◆ Set exercise ◆
Don't include pictures. Quote the lines below from the first through the line that contains "const plotBottom = 386.5;".

-- begin Provided material --

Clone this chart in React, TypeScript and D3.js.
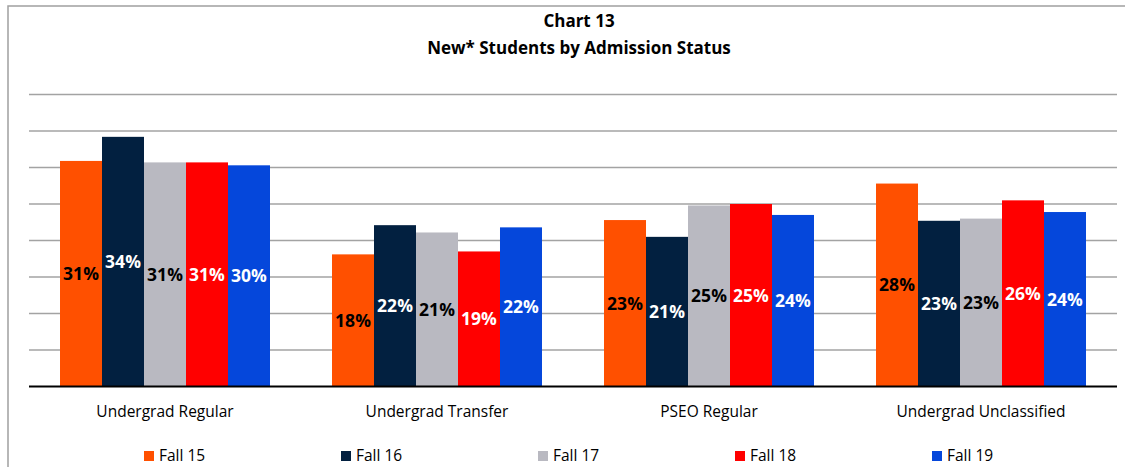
import React from "react";
import * as d3 from "d3";

const categories = ["Undergrad Regular", "Undergrad Transfer", "PSEO Regular", "Undergrad Unclassified"];
const seriesNames = ["Fall 15", "Fall 16", "Fall 17", "Fall 18", "Fall 19"];
const fall15 = [30.9, 18.1, 22.8, 27.8];
const fall16 = [34.2, 22.1, 20.5, 22.7];
const fall17 = [30.7, 21.1, 24.8, 23.0];
const fall18 = [30.7, 18.5, 25.0, 25.5];
const fall19 = [30.3, 21.8, 23.5, 23.9];
const seriesValues = [fall15, fall16, fall17, fall18, fall19];
const colors = ["#FF5000", "#022040", "#B9B9C1", "#FF0000", "#0547DB"];
const labelColors = ["#000000", "#FFFFFF", "#000000", "#FFFFFF", "#FFFFFF"];
const yTicks = [0, 5, 10, 15, 20, 25, 30, 35, 40];
const titleLines = ["Chart 13", "New* Students by Admission Status"];

const W = 1125;
const H = 467;
const plotLeft = 29;
const plotRight = 1117;
const plotTop = 94.5;
const plotBottom = 386.5;

export default function App() {
  const y = d3.scaleLinear().domain([0, 40]).range([plotBottom, plotTop]);
  const x0 = d3.scaleBand<string>().domain(categories).range([plotLeft, plotRight]).padding(0);
  const bw = x0.bandwidth();
  const groupW = bw * 0.772;
  const x1 = d3
    .scaleBand<string>()
    .domain(seriesNames)
    .range([(bw - groupW) / 2, (bw + groupW) / 2])
    .padding(0);
  const font = "'Open Sans', sans-serif";
  const legendX = d3.scalePoint<string>().domain(seriesNames).range([144, 932]);

  return (
    <div style={{ position: "absolute", left: 0, top: 0 }}>
      <svg width={W} height={H} style={{ display: "block", background: "#fff" }}>
        <rect x={8} y={6} width={1300} height={600} fill="#fff" stroke="#A0A0A0" strokeWidth={1.5} />
        {titleLines.map((t, i) => (
          <text
            key={t}
            x={579}
            y={27 + i * 26.5}
            textAnchor="middle"
            fontFamily={font}
            fontWeight={700}
            fontSize={17}
            fill="#000"
          >
            {t}
          </text>
        ))}
        {yTicks.slice(1).map((t) => (
          <line key={t} x1={plotLeft} x2={plotRight} y1={y(t)} y2={y(t)} stroke="#A3A3A3" strokeWidth={1.5} />
        ))}
        {categories.map((c, ci) => (
          <g key={c} transform={`translate(${x0(c)},0)`}>
            {seriesNames.map((s, si) => {
              const v = seriesValues[si][ci];
              const bx = x1(s) as number;
              const top = y(v);
              return (
                <g key={s}>
                  <rect x={bx} y={top} width={x1.bandwidth()} height={plotBottom - top} fill={colors[si]} />
                  <text
                    x={bx + x1.bandwidth() / 2}
                    y={(top + plotBottom) / 2}
                    dy="0.36em"
                    textAnchor="middle"
                    fontFamily={font}
                    fontWeight={700}
                    fontSize={17.5}
                    fill={labelColors[si]}
                  >
                    {Math.round(v)}%
                  </text>
                </g>
              );
            })}
            <text
              x={bw / 2}
              y={416.5}
              textAnchor="middle"
              fontFamily={font}
              fontSize={15.5}
              fill="#000"
            >
              {c}
            </text>
          </g>
        ))}
        <line x1={plotLeft} x2={plotRight} y1={plotBottom} y2={plotBottom} stroke="#000" strokeWidth={2.2} />
        {seriesNames.map((s, si) => (
          <g key={s} transform={`translate(${legendX(s)},0)`}>
            <rect x={0} y={451} width={10} height={10} fill={colors[si]} />
            <text x={15} y={461} fontFamily={font} fontSize={15.5} fill="#000">
              {s}
            </text>
          </g>
        ))}
      </svg>
    </div>
  );
}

-- end Provided material --

◆ In response ◆
Clone this chart in React, TypeScript and D3.js.
import React from "react";
import * as d3 from "d3";

const categories = ["Undergrad Regular", "Undergrad Transfer", "PSEO Regular", "Undergrad Unclassified"];
const seriesNames = ["Fall 15", "Fall 16", "Fall 17", "Fall 18", "Fall 19"];
const fall15 = [30.9, 18.1, 22.8, 27.8];
const fall16 = [34.2, 22.1, 20.5, 22.7];
const fall17 = [30.7, 21.1, 24.8, 23.0];
const fall18 = [30.7, 18.5, 25.0, 25.5];
const fall19 = [30.3, 21.8, 23.5, 23.9];
const seriesValues = [fall15, fall16, fall17, fall18, fall19];
const colors = ["#FF5000", "#022040", "#B9B9C1", "#FF0000", "#0547DB"];
const labelColors = ["#000000", "#FFFFFF", "#000000", "#FFFFFF", "#FFFFFF"];
const yTicks = [0, 5, 10, 15, 20, 25, 30, 35, 40];
const titleLines = ["Chart 13", "New* Students by Admission Status"];

const W = 1125;
const H = 467;
const plotLeft = 29;
const plotRight = 1117;
const plotTop = 94.5;
const plotBottom = 386.5;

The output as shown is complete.